In the Uber case, the judges concluded that drivers were “workers” for the time they were logged into the app and available for rides. The judges reasoned that even when waiting around with no one in the car, the drivers were providing a service to Uber.
As one of the lower court judgments argued: “It is essential to Uber’s business to maintain a pool of drivers who can be called upon as and when a demand for driving services arises. The excellent ‘rider experience’ which the organisation seeks to provide depends on its ability to get drivers to passengers as quickly as possible. To be confident of satisfying demand, it must, at any one time, have some of its drivers carrying passengers and some waiting for the opportunity to do so.”
In the other case, a care worker employed by Mencap, the charity, was required to sleep at her vulnerable client’s home to “keep a listening ear” out and deal with any emergencies. She was paid far below the minimum wage for these night shifts. But the judges rejected her claim for unpaid wages, citing recommendations from the Low Pay Commission that the minimum wage does not apply to sleep-in workers while they are asleep.
Set side by side, these judgments jar. The care workers have a lot in common with the Uber drivers. They, too, are providing a service to their employer when they do their “sleep-in” night shifts. Not only are they available in emergencies, but the care companies need them to be there to fulfil their contractual obligations to local authorities, which in turn are then able to discharge their statutory obligations.
The night shifts also require workers to spend time away from their own home and responsibilities. They might need to arrange and pay for childcare for their children.
For Deirdre McCann, a law professor at Durham University, the Uber and Mencap cases are examples of a wider phenomenon: employment practices that “drain waged-time from the working day” so that people are no longer paid or protected by employment law for all the work they do.
The aggressive use of zero-hour contracts is another route by which employers can make sure workers are constantly available without having to pay them during slack times. One contract I have seen between a farm and its seasonal labourers states that while “we are not obligated to provide you with any work under this contract or to provide minimum hours of work on any day or week, you must be ready to work on request”. As more people work from home thanks to the pandemic, the lines between being “at work” and “available” could become blurrier still.

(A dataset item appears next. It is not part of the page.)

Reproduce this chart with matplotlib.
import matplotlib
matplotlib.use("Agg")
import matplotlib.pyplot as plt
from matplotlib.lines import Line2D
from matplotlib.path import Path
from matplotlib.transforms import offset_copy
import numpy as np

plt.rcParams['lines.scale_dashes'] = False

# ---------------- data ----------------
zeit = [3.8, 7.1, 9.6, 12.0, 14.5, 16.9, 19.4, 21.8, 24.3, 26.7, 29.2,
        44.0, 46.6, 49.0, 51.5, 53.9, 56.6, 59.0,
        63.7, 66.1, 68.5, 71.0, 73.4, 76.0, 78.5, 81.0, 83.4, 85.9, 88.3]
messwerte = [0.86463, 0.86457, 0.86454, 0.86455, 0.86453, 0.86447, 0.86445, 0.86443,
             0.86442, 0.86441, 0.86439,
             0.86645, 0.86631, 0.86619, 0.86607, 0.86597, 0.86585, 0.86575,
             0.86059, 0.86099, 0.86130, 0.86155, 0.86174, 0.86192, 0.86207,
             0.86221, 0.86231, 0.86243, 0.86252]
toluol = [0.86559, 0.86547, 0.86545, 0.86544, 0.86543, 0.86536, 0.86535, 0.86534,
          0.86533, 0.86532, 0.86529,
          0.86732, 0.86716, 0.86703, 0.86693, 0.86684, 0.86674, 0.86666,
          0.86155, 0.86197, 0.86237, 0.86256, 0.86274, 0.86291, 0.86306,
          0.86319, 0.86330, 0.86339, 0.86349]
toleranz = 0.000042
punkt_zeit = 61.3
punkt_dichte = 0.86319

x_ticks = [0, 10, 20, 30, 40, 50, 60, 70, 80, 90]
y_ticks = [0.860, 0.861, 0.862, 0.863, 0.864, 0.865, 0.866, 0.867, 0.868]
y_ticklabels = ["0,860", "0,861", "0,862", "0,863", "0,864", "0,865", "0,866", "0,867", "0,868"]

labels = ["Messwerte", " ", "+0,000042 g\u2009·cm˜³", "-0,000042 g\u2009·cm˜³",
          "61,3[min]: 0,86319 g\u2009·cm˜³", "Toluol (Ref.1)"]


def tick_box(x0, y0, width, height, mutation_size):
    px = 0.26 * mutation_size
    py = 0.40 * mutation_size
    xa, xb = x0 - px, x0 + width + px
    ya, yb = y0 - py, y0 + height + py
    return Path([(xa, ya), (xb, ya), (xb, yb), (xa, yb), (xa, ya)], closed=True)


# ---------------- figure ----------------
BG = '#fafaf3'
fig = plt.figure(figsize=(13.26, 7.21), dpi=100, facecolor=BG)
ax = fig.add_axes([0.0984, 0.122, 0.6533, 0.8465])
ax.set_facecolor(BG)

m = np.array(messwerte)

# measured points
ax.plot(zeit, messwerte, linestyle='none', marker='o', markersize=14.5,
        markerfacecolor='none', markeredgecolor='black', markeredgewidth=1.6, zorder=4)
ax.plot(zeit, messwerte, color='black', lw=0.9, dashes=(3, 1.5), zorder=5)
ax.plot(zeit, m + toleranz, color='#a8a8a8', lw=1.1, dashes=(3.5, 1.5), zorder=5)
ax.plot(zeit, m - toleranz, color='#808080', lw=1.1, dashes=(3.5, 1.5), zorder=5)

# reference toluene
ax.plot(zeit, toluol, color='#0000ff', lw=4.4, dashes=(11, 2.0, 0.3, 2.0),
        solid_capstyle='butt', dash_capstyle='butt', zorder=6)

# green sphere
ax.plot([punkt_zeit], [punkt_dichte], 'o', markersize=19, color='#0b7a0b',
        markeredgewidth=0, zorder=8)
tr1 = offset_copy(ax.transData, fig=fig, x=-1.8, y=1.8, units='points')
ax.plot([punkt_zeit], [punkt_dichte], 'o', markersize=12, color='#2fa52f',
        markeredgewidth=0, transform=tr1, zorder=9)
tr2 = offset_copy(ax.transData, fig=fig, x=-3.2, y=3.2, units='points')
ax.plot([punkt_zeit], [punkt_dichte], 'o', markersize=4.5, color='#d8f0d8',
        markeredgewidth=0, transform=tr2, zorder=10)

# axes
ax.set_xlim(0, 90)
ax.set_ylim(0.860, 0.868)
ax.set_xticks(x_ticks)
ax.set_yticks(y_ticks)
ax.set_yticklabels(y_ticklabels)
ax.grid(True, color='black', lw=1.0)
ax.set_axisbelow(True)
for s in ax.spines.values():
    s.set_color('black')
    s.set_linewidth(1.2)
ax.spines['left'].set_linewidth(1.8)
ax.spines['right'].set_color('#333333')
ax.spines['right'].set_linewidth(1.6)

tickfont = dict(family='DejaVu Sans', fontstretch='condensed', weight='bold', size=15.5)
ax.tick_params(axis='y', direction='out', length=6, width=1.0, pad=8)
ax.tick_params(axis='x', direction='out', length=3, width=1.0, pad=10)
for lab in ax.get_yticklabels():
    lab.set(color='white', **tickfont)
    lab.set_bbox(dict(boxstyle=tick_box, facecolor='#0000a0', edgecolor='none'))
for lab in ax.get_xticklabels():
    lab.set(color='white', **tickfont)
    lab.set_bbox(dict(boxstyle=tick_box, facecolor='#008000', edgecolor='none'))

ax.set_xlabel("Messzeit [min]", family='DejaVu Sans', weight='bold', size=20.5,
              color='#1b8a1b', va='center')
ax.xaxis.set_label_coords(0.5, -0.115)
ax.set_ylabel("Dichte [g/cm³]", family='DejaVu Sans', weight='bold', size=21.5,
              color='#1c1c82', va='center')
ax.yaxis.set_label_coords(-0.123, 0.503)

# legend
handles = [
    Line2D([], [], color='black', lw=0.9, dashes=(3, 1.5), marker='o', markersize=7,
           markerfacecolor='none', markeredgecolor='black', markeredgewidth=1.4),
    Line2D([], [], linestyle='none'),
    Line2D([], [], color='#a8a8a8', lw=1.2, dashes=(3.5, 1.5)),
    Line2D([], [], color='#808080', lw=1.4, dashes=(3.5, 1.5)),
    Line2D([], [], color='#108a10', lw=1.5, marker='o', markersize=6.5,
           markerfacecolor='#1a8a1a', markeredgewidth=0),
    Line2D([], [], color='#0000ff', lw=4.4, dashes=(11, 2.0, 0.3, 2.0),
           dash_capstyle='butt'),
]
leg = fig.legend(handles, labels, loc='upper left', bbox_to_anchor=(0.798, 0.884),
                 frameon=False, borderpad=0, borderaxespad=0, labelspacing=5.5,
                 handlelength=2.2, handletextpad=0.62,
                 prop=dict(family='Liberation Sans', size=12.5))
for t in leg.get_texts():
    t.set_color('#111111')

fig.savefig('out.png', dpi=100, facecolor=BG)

McCann argues that “working time” should be defined not by the arduousness of the labour, but by the periods when the worker is “at the disposal of the employer”. The purpose, she says, should be to “recognise, compensate, and constrain periods that workers spend away from their families or other dimensions of their lives”.
Uber, however, has opted to ignore the Supreme Court’s view on working time. It plans to treat drivers as workers only for the time they are assigned to a trip. It is understandable that Uber wants to avoid a scenario in which drivers could log on at 4am to earn minimum wage for doing nothing. But there are more creative solutions than depriving drivers of pay for the roughly 40 per cent of time they say they spend between trips.

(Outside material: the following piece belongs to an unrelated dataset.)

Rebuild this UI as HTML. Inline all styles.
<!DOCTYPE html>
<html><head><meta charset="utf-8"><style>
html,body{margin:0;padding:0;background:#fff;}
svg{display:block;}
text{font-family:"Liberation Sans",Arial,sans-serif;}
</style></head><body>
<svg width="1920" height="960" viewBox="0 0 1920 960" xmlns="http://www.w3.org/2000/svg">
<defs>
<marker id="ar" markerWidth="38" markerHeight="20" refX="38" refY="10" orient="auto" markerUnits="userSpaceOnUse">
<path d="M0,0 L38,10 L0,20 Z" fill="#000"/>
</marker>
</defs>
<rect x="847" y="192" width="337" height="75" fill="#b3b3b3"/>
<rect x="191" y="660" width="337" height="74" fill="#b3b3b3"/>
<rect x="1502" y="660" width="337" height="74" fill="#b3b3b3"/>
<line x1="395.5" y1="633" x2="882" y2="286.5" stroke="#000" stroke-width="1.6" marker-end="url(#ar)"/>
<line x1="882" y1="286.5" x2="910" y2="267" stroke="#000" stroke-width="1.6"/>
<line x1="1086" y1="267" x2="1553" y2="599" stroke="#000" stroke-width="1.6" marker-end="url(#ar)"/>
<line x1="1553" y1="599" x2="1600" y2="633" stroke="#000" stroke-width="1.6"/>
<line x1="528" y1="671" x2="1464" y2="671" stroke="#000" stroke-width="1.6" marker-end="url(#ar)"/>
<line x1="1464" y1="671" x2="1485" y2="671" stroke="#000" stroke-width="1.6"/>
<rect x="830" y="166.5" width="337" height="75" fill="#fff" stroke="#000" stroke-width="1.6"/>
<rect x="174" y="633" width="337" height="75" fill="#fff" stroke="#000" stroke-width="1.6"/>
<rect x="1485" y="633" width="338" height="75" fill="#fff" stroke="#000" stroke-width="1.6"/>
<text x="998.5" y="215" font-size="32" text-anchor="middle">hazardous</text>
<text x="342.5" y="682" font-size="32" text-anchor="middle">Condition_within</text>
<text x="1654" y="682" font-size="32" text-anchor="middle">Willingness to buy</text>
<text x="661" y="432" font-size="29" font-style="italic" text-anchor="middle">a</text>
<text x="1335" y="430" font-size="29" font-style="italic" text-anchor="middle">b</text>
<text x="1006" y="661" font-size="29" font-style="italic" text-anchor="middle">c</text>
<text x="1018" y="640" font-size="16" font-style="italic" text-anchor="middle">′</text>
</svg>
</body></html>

Mark Graham, a professor at Oxford university’s Internet Institute, said Uber could, for example, top up drivers’ pay to reflect the average amount of time they spend between assignments. “That could be one way of dealing with this, but they’re not even acknowledging it,” he said.
As governments around the world consider how to redraw employment laws for the 21st century, including for care and gig work, they should hold on to a core principle. If employers want to have people at their disposal, they should expect to pay for them.